We propose to construct a social graph, but instead of people, we put words as nodes and edges are weighted based on number of co-occurrence between the words. Using this social graph of words, we propose to analyze:
(1) how co-occurrence with other words change over time
(2) how the change influences the state (semantic or sentiment) associated with the entity
(3) how the change may correspond to events that occur during the same period of time
For example, the entity 'BP' frequently co-occurred with negatively associated words during and after the Gulf-spill event.
Dataset
Motivation
The co-occurrence of words changes over time
It will be interesting to model this change and analyze:
(1) How the state (semantic or sentiment) of a given entity changes over time depending on its neighbors (i.e. co-occurring words/phrases)
(2) How such changes relate to events that occur in the same period of time
(3) Whether we can find a natural sequence of events that define a change of state (semantic or sentiment) of a given entity
(4) Whether we can use (3) to predict the change of state of a given entity
Techniques
(1) Regression analysis to measure tendency of a word to become negative/positive in meaning over time, when co-occurred with negative/positive words
(Related paper: The Spread of Obesity in a Large Social Network over 32 Years - techniques applied to spread of obesity in a network of people).

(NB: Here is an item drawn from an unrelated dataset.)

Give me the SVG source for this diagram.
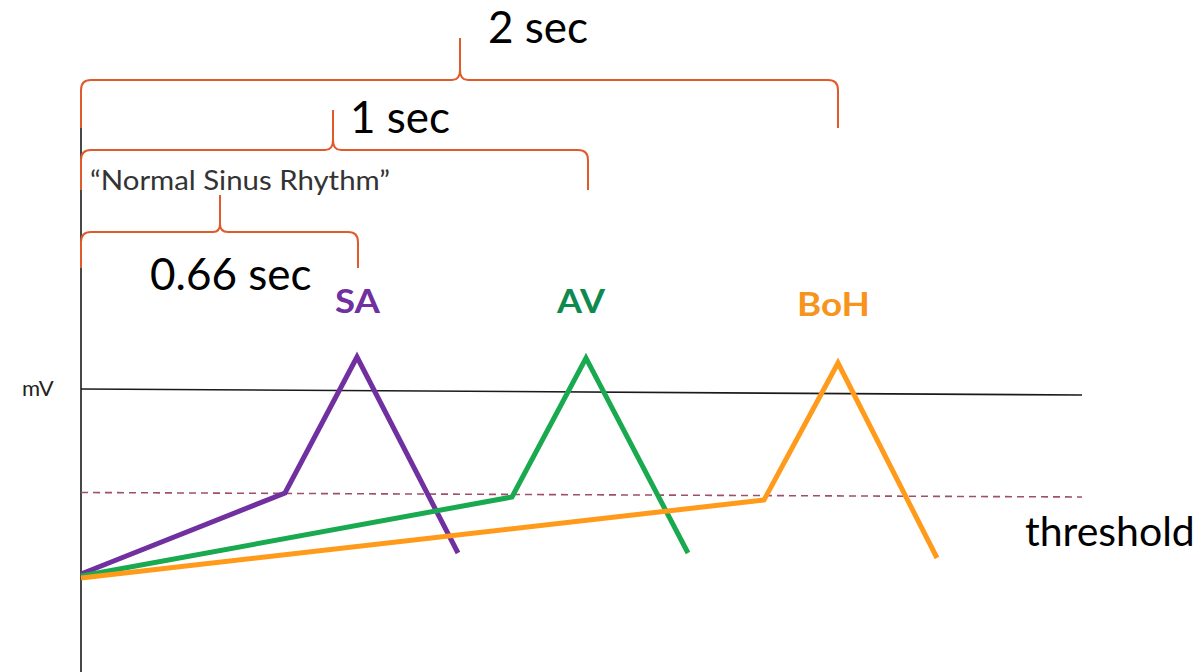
<svg xmlns="http://www.w3.org/2000/svg" width="1203" height="672" viewBox="0 0 1203 672">
<style>
.br{fill:none;stroke:#E05A2B;stroke-width:2}
.ax{fill:none;stroke:#1a1a1a;stroke-width:1.6}
.lbl{font-family:Lato,"Open Sans",sans-serif;fill:#000}
.big{font-size:44px}
.nm{font-weight:bold;font-size:33px}
.wave{fill:none;stroke-width:5;stroke-linejoin:miter}
</style>
<rect width="1203" height="672" fill="#fff"/>
<g id="axes">
<line class="ax" x1="81" y1="128" x2="81" y2="672"/>
<line class="ax" x1="81" y1="389" x2="1082" y2="395"/>
<line x1="81" y1="492.5" x2="1082" y2="497" stroke="#9E4F6E" stroke-width="1.6" stroke-dasharray="7,5"/>
</g>
<g id="brackets">
<path class="br" d="M81,128 L81,90 Q81,80 91,80 L452,80 Q460,80 460,70 L460,38 M460,70 Q460,80 468,80 L828,80 Q838,80 838,90 L838,128"/>
<path class="br" d="M81,190 L81,160 Q81,150 91,150 L325,150 Q333,150 333,140 L333,110 M333,140 Q333,150 341,150 L578,150 Q588,150 588,160 L588,190"/>
<path class="br" d="M81,268 L81,242 Q81,232 91,232 L213,232 Q220,232 220,224 L220,195 M220,224 Q220,232 228,232 L348,232 Q358,232 358,242 L358,268"/>
</g>
<g id="labels">
<text class="lbl big" x="488" y="43">2 sec</text>
<text class="lbl big" x="350" y="133">1 sec</text>
<text class="lbl big" x="150" y="290">0.66 sec</text>
<text class="lbl" x="90" y="190" font-size="27" style="fill:#333" textLength="300" lengthAdjust="spacingAndGlyphs">“Normal Sinus  Rhythm”</text>
<text class="lbl" x="22" y="396" font-size="22" style="fill:#222">mV</text>
<text class="lbl" x="1025" y="546" font-size="41">threshold</text>
</g>
<g id="SA">
<text class="lbl nm" x="335" y="313" style="fill:#7030A0" textLength="45" lengthAdjust="spacingAndGlyphs">SA</text>
<polyline class="wave" stroke="#7030A0" points="81,574 285,493 357,357 458,553"/>
</g>
<g id="AV">
<text class="lbl nm" x="557" y="313" style="fill:#0E8A4E" textLength="48" lengthAdjust="spacingAndGlyphs">AV</text>
<polyline class="wave" stroke="#19A94F" points="81,576 512,497 586,358 688,553"/>
</g>
<g id="BoH">
<text class="lbl nm" x="797" y="316" style="fill:#F7941D" textLength="73" lengthAdjust="spacingAndGlyphs">BoH</text>
<polyline class="wave" stroke="#FF9A1A" points="81,578 764,500 838,363 937,558"/>
</g>
</svg>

(2) Identify break points in the states of an entity (based on its co-occurrence changes) and find events that correspond to the break points
(Related paper: Identifying Breakpoints in Public Opinion - technique to identify break points in sentiment found in tweets (Twitter), using a set of manually constructed emotion words)
(Related paper: Quantitative Analysis of Culture Using Millions of Digitized Books - measure usage frequency over time of a given n-gram (such as "slavery", "great war", etc) that represents an entity of interest)
(3) Graph modeling of co-occurrences (where nodes are words and edges are weighted by number of co-occurrences between words). Use of techniques from dynamic network evolution, link analysis or clustering to model and analyze changes in this graph over time
Evaluation
A combination of manual evaluation and cross validation (splitting the data into training and testing and evaluate) may be done.